Unfortunately, these pots of money frequently attract inappropriate attention from adult children, colleagues and caregivers, many of whom may be battling debt or unemployment. In the hunt for cash to fund their homes, cars and vacations, some adult children may view Mom’s and Dad’s savings with a sense of entitlement. The U.S. Financial Industry Regulatory Authority even noted that the opioid crisis in the U.S. is driving some addicts to raid their parents’ savings.

According to some estimates, about 50% of elder financial abuse cases are perpetrated by family members or others known to the senior. And such conduct clearly crosses social class boundaries and income levels.

Canadian regulators and industry groups recently took steps to address the problem: the Ontario Securities Commission stated this past spring that it will produce a response to the issue later this year, and detailed requirements about the steps dealer firms should be taking to address the issue are likely to be included. (See “Clients and mental capacity” in the April issue of Investment Executive.)

In late June, the Investment Funds Institute of Canada (IFIC) launched a section of its website called the Vulnerable Investors Resource Centre. This resource offers information to help advisors deal with clients who may be subject to elder financial abuse. And New Brunswick’s Financial and Consumer Services Commission released comprehensive recommendations earlier this year aimed at improving protection for senior clients.

Those recommendations, which arise from a report entitled Improving Detection, Prevention and Response to Senior Financial Abuse in New Brunswick, include proposals for granting dealer firms the power to place temporary holds on transactions “when they have reason to believe that financial exploitation, abuse or fraud has occurred, is occurring or will occur.”

Still, although many in the financial services sector applaud such initiatives, they agree there’s a problematic gap that can be particularly troubling for advisors who have identified a vulnerable client: lack of step-by-step practical support. Too often, advisors face inadequate answers from their firms and from regulators – such as vague principles, heavy-handed directives to contact their firm’s legal department and, in some cases, no guidance at all.

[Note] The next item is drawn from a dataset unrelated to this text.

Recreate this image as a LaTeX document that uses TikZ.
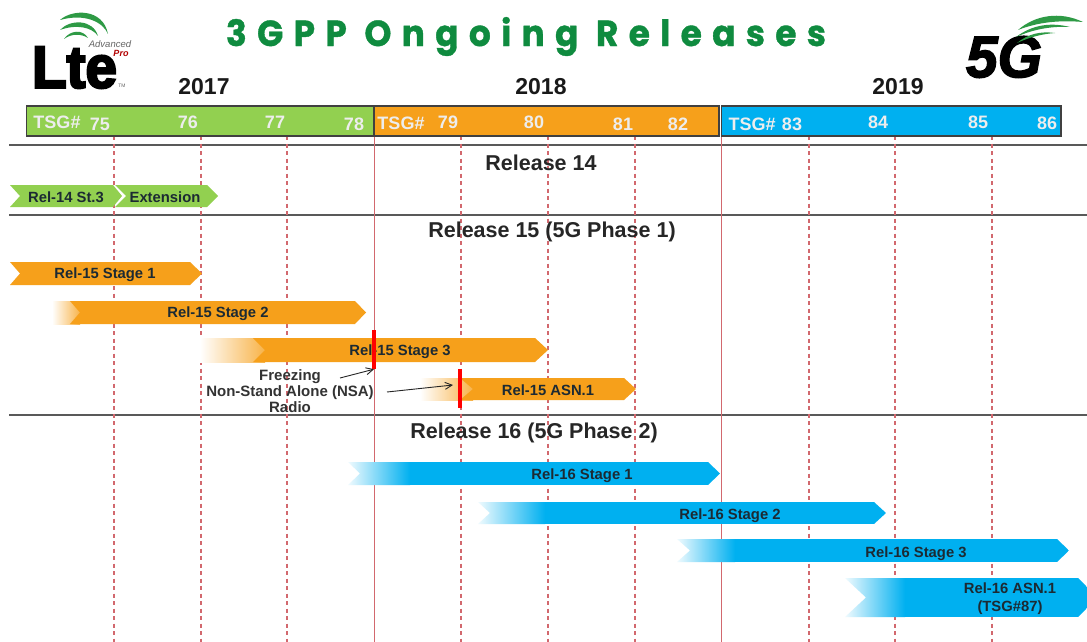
\documentclass[tikz,border=0pt]{standalone}
\usepackage{graphicx}
\usepackage{fontspec}
\setmainfont{Liberation Sans}
\newfontfamily\titlefont[LetterSpace=30,FakeBold=1]{Poppins}
\newfontfamily\logofont[FakeBold=4]{Liberation Sans}
\newfontfamily\fivegfont[FakeBold=2.5]{Liberation Sans}
\usetikzlibrary{arrows.meta}
\definecolor{cgreen}{HTML}{92D050}
\definecolor{corange}{HTML}{F6A01B}
\definecolor{cblue}{HTML}{00B0F0}
\definecolor{ctitle}{HTML}{0F8B3F}
\definecolor{clogo}{HTML}{2E9A45}
\definecolor{cline}{HTML}{D2686E}
\definecolor{ctext}{HTML}{1C2A33}
\newcommand{\chevron}[9]{%
 % #1 colour #2 fade start #3 left #4 notch #5 shoulder #6 tip #7 top #8 bottom #9 label
 \pgfmathsetmacro{\midy}{(#7+#8)/2}
 \ifdim #2pt<#3pt\relax
   \shade[left color=white,right color=#1!80!white,draw=none] (#2,#7) rectangle (#4,#8);
 \fi
 \fill[#1] (#3,#7) -- (#5,#7) -- (#6,\midy) -- (#5,#8) -- (#3,#8) -- (#4,\midy) -- cycle;
 \node[barlabel,align=center] at ({(#4+#5)/2},\midy) {#9};
}
\newcommand{\fadechevron}[8]{%
 % #1 colour #2 left #3 notch #4 gradient end #5 shoulder #6 tip #7 top #8 bottom
 \pgfmathsetmacro{\midy}{(#7+#8)/2}
 \begin{scope}
 \clip (#2,#7) -- (#5,#7) -- (#6,\midy) -- (#5,#8) -- (#2,#8) -- (#3,\midy) -- cycle;
 \shade[left color=#1!6!white,right color=#1,draw=none] (#2,#7) rectangle (#4,#8);
 \fill[#1] (#4,#7) rectangle (#6,#8);
 \end{scope}
}
\tikzset{
 yearlabel/.style={font=\bfseries\fontsize{23}{25}\selectfont,text=black!90,inner sep=0},
 headlabel/.style={font=\bfseries\fontsize{21.5}{23}\selectfont,text=black!85,inner sep=0,yshift=-1pt},
 tsg/.style={font=\bfseries\fontsize{18}{20}\selectfont,text=white!93!black,inner sep=0},
 barlabel/.style={font=\bfseries\fontsize{14.8}{18}\selectfont,text=ctext,inner sep=0,yshift=-1.5pt},
 headbar/.style={draw=black!75,line width=1.2pt},
 hrule/.style={draw=black!65,line width=1.1pt},
 solidv/.style={draw=cline,line width=1.8pt},
 dashv/.style={draw=cline,line width=1.1pt,dash pattern=on 4pt off 3.5pt},
 freezebar/.style={fill=red,draw=none,minimum width=4pt,minimum height=39pt,inner sep=0},
 note/.style={font=\bfseries\fontsize{15}{16}\selectfont,text=black!80,align=center,inner sep=0},
 notearrow/.style={draw=black!85,line width=0.9pt,-{Straight Barb[length=7pt,width=7pt]}},
}
\begin{document}
\begin{tikzpicture}[x=1pt,y=-1pt]
\useasboundingbox (0,0) rectangle (1087,642);
\fill[white] (0,0) rectangle (1087,642);
% rules and guides
\foreach \y in {145,215,415} \draw[hrule] (9,\y) -- (1087,\y);
\foreach \x in {114,201,287,461,548,635,809,895,992} \draw[dashv] (\x,136) -- (\x,642);
\foreach \x in {374.5,721.5} \draw[solidv] (\x,136) -- (\x,642);
% header bars
\draw[headbar,fill=cgreen] (26.5,106) rectangle (374,136);
\draw[headbar,fill=corange] (374.5,106) rectangle (719,136);
\draw[headbar,fill=cblue] (721.5,106) rectangle (1061,136);
\foreach \x/\y/\t in {57/122/TSG\#,100/124/75,188/122/76,275/122/77,354/124/78,
  401/123/TSG\#,448/122/79,534/122/80,623/124/81,678/124/82,
  752/124/TSG\#,792/124/83,878/122/84,978/122/85,1047/123/86}
  \node[tsg] at (\x,\y) {\t};
% years
\node[yearlabel] (y17) at (204,87) {2017};
\node[yearlabel] (y18) at (541,87) {2018};
\node[yearlabel] (y19) at (898,87) {2019};
% title
\node[inner sep=0,text=ctitle] (title) at (526,36.5) {\resizebox{600pt}{29pt}{\titlefont\bfseries\fontsize{29}{31}\selectfont 3GPP Ongoing Releases}};
% section headings
\node[headlabel] (r14) at (541,162) {Release 14};
\node[headlabel] (r15) at (552,231) {Release 15 (5G Phase 1)};
\node[headlabel] (r16) at (534,432) {Release 16 (5G Phase 2)};
% bars
\chevron{cgreen}{10}{10}{20}{113}{122}{185}{207}{}
\node[barlabel] at (66,196) {Rel-14 St.3};
\chevron{cgreen}{115}{115}{126}{207}{218}{185}{207}{}
\node[barlabel] at (165,196) {Extension};
\chevron{corange}{10}{10}{20}{190}{202}{262}{285}{}
\node[barlabel] at (105,273.5) {Rel-15 Stage 1};
\chevron{corange}{52}{70}{80}{355}{366}{301}{324}{}
\node[barlabel] at (218,312.5) {Rel-15 Stage 2};
\chevron{corange}{200}{253}{265}{535}{548}{338}{362}{}
\node[barlabel] at (400,350) {Rel-15 Stage 3};
\chevron{corange}{420}{460}{473}{624}{636}{378}{400}{}
\node[barlabel] at (548,389) {Rel-15 ASN.1};
\fadechevron{cblue}{348}{360}{410}{708}{720}{462}{485}
\node[barlabel] at (582,474) {Rel-16 Stage 1};
\fadechevron{cblue}{478}{490}{545}{874}{886}{502}{524}
\node[barlabel] at (730,514) {Rel-16 Stage 2};
\fadechevron{cblue}{677}{690}{735}{1057}{1069}{539}{562}
\node[barlabel] at (916,552) {Rel-16 Stage 3};
\fadechevron{cblue}{845}{866}{905}{1078}{1098}{578}{617}
\node[barlabel,align=center] at (1010,597.5) {Rel-16 ASN.1\\(TSG\#87)};
% freeze marks
\node[freezebar] (f1) at (374,349.5) {};
\node[freezebar] (f2) at (460,388.5) {};
\node[note] (fn) at (290,391) {Freezing\\Non-Stand Alone (NSA)\\Radio};
\coordinate (a1) at (340,378);
\coordinate (a2) at (387,392);
\coordinate (a3) at (453,385);
\draw[notearrow] (a1) -- (f1.south);
\draw[notearrow] (a2) -- (a3);
% LTE logo
\node[inner sep=0,text=black] (lte) at (74.5,67.5) {\resizebox{85pt}{41pt}{\logofont\bfseries Lte}};
\fill[clogo] (60,20) .. controls (72,9) and (103,8) .. (108,34) .. controls (103,22) and (85,13) .. (60,20) -- cycle;
\fill[clogo] (60,30) .. controls (70,19) and (93,19) .. (98,36) .. controls (92,27) and (76,24) .. (60,30) -- cycle;
\fill[clogo] (64,39) .. controls (70,30) and (83,29) .. (88,38) .. controls (82,34) and (72,33) .. (64,39) -- cycle;
\node[inner sep=0,text=black!60,font=\itshape\fontsize{9.5}{10}\selectfont] (adv) at (110,44) {Advanced};
\node[inner sep=0,text=red!70!black,font=\bfseries\itshape\fontsize{9}{10}\selectfont] (pro) at (121,53) {Pro};
\node[inner sep=0,text=black!60,font=\fontsize{5}{6}\selectfont] (tm) at (122,86) {TM};
% 5G logo
\node[inner sep=0,text=black] (fiveg) at (1004,57) {\resizebox{76pt}{41pt}{\fivegfont\bfseries\itshape 5G}};
\fill[clogo] (1018,30) .. controls (1035,15) and (1060,11) .. (1083,22) .. controls (1060,20) and (1038,22) .. (1018,30) -- cycle;
\fill[clogo] (1016,37) .. controls (1032,25) and (1050,22) .. (1070,27) .. controls (1052,26) and (1034,29) .. (1016,37) -- cycle;
\fill[clogo] (1017,43) .. controls (1028,34) and (1040,31) .. (1055,33) .. controls (1042,34) and (1030,37) .. (1017,43) -- cycle;
\end{tikzpicture}
\end{document}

Yet, firms have overwhelmingly expressed a desire for change, according to a report on vulnerable seniors that the Canadian Foundation for Advancement of Investor Rights (a.k.a. FAIR Canada) and the Canadian Centre for Elder Law co-published in November 2017.

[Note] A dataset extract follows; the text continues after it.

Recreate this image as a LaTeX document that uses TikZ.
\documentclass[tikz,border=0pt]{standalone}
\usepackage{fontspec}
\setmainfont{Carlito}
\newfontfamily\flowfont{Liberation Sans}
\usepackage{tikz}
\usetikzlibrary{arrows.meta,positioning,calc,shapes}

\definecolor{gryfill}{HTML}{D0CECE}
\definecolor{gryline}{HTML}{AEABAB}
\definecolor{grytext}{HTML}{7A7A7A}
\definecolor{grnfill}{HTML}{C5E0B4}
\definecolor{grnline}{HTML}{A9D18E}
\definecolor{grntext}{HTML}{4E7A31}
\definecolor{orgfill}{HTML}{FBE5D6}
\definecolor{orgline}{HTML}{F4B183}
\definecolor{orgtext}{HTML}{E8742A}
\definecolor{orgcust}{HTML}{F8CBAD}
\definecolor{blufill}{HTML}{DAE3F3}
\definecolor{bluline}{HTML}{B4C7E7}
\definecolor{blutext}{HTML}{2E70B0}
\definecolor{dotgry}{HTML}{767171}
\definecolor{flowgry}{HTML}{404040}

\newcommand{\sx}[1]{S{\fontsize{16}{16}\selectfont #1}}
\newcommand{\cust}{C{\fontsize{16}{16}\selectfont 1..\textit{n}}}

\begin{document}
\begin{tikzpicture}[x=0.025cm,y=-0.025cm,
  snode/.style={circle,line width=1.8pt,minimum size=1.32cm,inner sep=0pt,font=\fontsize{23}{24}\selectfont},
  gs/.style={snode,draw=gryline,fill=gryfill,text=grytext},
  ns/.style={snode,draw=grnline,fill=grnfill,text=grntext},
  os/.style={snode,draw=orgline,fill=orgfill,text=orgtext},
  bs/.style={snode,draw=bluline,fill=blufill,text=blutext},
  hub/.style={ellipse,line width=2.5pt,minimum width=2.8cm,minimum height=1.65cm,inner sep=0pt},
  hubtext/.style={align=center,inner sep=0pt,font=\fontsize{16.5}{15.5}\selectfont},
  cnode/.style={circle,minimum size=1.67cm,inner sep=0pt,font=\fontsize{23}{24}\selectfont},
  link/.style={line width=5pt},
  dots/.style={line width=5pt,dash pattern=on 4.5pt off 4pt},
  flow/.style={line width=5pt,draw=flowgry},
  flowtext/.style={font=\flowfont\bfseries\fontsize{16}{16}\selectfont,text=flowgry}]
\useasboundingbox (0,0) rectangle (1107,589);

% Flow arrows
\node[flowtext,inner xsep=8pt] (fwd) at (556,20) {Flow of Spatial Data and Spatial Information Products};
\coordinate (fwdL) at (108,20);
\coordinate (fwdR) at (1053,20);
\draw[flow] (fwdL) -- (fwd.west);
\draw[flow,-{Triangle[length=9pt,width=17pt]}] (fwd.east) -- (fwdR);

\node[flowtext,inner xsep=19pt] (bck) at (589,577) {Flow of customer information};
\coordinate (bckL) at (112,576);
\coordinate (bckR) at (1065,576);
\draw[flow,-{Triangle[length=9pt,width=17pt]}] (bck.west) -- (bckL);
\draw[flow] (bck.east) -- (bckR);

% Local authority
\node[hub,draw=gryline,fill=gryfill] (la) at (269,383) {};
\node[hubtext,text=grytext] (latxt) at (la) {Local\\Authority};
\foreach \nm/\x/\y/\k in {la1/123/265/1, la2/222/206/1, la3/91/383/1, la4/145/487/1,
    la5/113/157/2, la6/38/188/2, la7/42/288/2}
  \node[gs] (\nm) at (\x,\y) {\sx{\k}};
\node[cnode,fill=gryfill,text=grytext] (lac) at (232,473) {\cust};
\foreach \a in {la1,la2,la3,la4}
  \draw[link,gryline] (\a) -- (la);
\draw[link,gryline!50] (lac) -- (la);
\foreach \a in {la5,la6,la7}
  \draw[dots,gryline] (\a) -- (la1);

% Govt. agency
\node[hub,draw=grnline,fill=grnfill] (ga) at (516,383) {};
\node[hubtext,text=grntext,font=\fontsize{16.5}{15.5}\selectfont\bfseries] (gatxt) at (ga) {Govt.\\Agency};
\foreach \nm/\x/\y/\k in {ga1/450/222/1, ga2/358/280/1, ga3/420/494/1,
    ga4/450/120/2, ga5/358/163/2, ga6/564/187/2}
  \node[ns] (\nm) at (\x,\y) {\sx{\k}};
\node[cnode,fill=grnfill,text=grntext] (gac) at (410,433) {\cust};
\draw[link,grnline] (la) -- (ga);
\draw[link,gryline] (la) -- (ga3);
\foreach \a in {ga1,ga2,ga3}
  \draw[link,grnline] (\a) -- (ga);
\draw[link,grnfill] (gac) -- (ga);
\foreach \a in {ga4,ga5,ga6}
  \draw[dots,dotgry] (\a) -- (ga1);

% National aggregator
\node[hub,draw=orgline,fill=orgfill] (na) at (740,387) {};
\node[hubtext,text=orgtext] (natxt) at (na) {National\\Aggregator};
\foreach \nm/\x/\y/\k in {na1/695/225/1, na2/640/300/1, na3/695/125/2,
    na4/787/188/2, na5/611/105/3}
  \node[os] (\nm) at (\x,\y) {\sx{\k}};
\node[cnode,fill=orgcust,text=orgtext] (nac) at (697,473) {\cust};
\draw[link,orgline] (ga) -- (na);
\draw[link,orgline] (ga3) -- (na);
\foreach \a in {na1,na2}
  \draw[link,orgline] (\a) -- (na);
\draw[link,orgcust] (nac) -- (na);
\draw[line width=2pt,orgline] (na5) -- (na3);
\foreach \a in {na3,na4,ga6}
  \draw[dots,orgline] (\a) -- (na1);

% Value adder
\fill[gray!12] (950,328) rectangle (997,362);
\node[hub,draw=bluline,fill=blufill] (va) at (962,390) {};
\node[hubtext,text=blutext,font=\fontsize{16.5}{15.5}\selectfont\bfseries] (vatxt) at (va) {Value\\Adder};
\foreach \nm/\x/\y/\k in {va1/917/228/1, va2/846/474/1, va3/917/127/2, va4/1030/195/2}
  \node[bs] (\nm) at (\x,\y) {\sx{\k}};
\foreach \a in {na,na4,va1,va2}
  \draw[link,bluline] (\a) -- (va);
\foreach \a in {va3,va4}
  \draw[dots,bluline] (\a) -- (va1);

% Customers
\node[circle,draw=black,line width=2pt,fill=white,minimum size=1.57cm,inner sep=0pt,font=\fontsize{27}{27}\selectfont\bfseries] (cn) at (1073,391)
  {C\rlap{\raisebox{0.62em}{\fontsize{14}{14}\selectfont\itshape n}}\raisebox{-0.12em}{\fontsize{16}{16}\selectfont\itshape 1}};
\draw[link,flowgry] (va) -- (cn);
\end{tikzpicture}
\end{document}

Notes Marian Passmore, chief operating officer and director of policy at FAIR Canada and a co-author of the report: “The knowledge and policies and procedures to address this issue are not very robust. Firms want to move to the next level.”

IFIC’s new resource centre offers informative videos on issues such as mental capacity, along with other resources such as strategies for investigatory conversations and the role of influencers. This material was partly developed by CARP (formerly known as the Canadian Association of Retired Persons).

In addition, IFIC strongly supports adopting a so-called “legal safe harbour” to provide some protection for advisors who take action to shelter their senior clients from financial predators. Such a regulatory measure, which has the broad support of regulators, would provide some protection from allegations that a client’s privacy has been violated in the course of investigating potential abuse.

Minal Upadhyaya, general counsel and chairwoman of IFIC’s vulnerable investors’ task force, says IFIC plans to “work closely” with regulators to ensure that a legal safe harbour measure is adopted eventually by securities regulators.

FAIR Canada also supports the creation of a safe harbour rule, as well as the power to place temporary holds on client transactions when financial abuse is suspected. The group has called for mandatory reporting in such cases.

“If there is a hold placed on the individual’s funds, then there should be mandatory reporting,” Passmore says. “But we don’t believe in mandatory reporting in all cases” – such as when an advisor notifies the trusted contact person attached to the account. “We want the individual [advisor] to have the discretion at the beginning to take preliminary steps.”

What also is needed, Passmore says, is more training and education for advisors and their firms so that there is a better understanding in the sector of elder abuse and how financial abuse is a part of that problem.

But whatever new regulatory action is taken must have some muscle behind it, Passmore says: “Until you make it a requirement, you’re not going to get any take-up.”

Vokes, for his part, took a multi-step approach that emphasized a firm but polite approach with his elderly client, her family and other professional advisors.

The first step was to speak with the client on her own. “I asked some pointed questions,” Vokes says, “such as who was controlling her bank accounts, whether she felt in control and whether she was being kept informed.”

He then approached the woman’s son and asked more questions, in person and by email.

After gradually piecing together the financial picture (with little co-operation from the son), Vokes’ next challenge was to get everyone in the same room to ensure that the message to reduce spending was heard – and understood.

The process, which Vokes says he “documented the heck out of,” included reviewing bank statements and, perhaps most important, getting family members to set up and agree to budgets. The client, who was not experiencing cognitive decline, agreed readily. The co-operation of the son proved more elusive, but eventually was secured. Vokes brought the family’s accountants into the meeting, and included input from lawyers by email and phone.

Staying on top of possible financial abuse issues regarding elderly clients “requires an interest in your client’s financial affairs and well-being,” Vokes says. “That’s how you can discover where the weaknesses are. You have to be a little bit of a forensic accountant at times to see where the money is going. Financial drains can be hidden for a long time.”